O problema não é intratável se for assumido com transparência e acomodado ao longo dos anos. As instituições portuguesas têm hoje um rácio docente:discente muito próximo da média da União Europeia e da OCDE. Mas têm orçamentos baixos. O custo público por estudante é baixo em comparação internacional (mesmo com correção de paridade de poder de compra ou de PIB per capita). É possível garantir às instituições a manutenção das dotações atuais com uma maior liberdade de gestão de pessoal entre o ensino e a investigação. A redução da procura estudantil (nacional) pode assim ser gerida sem uma dolorosa contração das instituições e sem uma quebra da sua eficiência abaixo dos padrões de comparação internacional. Mas tudo isto exige o planeamento a médio e a longo prazo, exige uma intervenção governamental para além do frenesim das boas notícias para todos os telejornais.

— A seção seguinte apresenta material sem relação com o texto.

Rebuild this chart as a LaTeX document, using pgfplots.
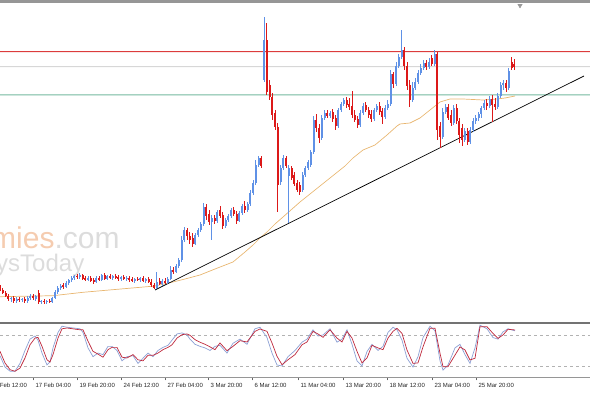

Sabemos agora que seria importante ter um ministro com a tutela exclusiva do Ensino Superior e da Ciência. E que este ministro tem de ser mais que um simples diretor-geral. As instituições de Ensino Superior gozam de grande autonomia que não deveria dar grandes preocupações à rotina diária da tutela. A FCT (Fundação para a Ciência e a Tecnologia) deveria ter autonomia, deveria receber as grandes orientações estratégicas definidas pelo governo, mas estar a salvo das instruções diárias como sabemos que acontece atualmente. A recente revisão pela OCDE regista tudo isto e, certamente, ficou surpreendida com uma dependência política que é única na Europa. Não é função de um ministro aprovar as bolsas da FCT nem sequer aprovar a abertura de um concurso de bolsas. Não é função de um ministro decidir qual das universidades ou institutos politécnicos deve ser premiado com uma nova estrutura de investigação, seja ela um “computador oferecido”, um centro estrangeiro ou um novo CoLab. O planeamento a médio prazo e a consensualização política das estratégias nacionais e do seu financiamento seriam tarefas suficientes. Só assim evitaríamos a navegação à vista e a ameaça de que todo o sistema venha a encalhar no areal. A ameaça não é já de algum rochedo submarino não mapeado (que também os há). As ameaças estão à vista de todos. Menos de quem tem a responsabilidade de segurar o leme.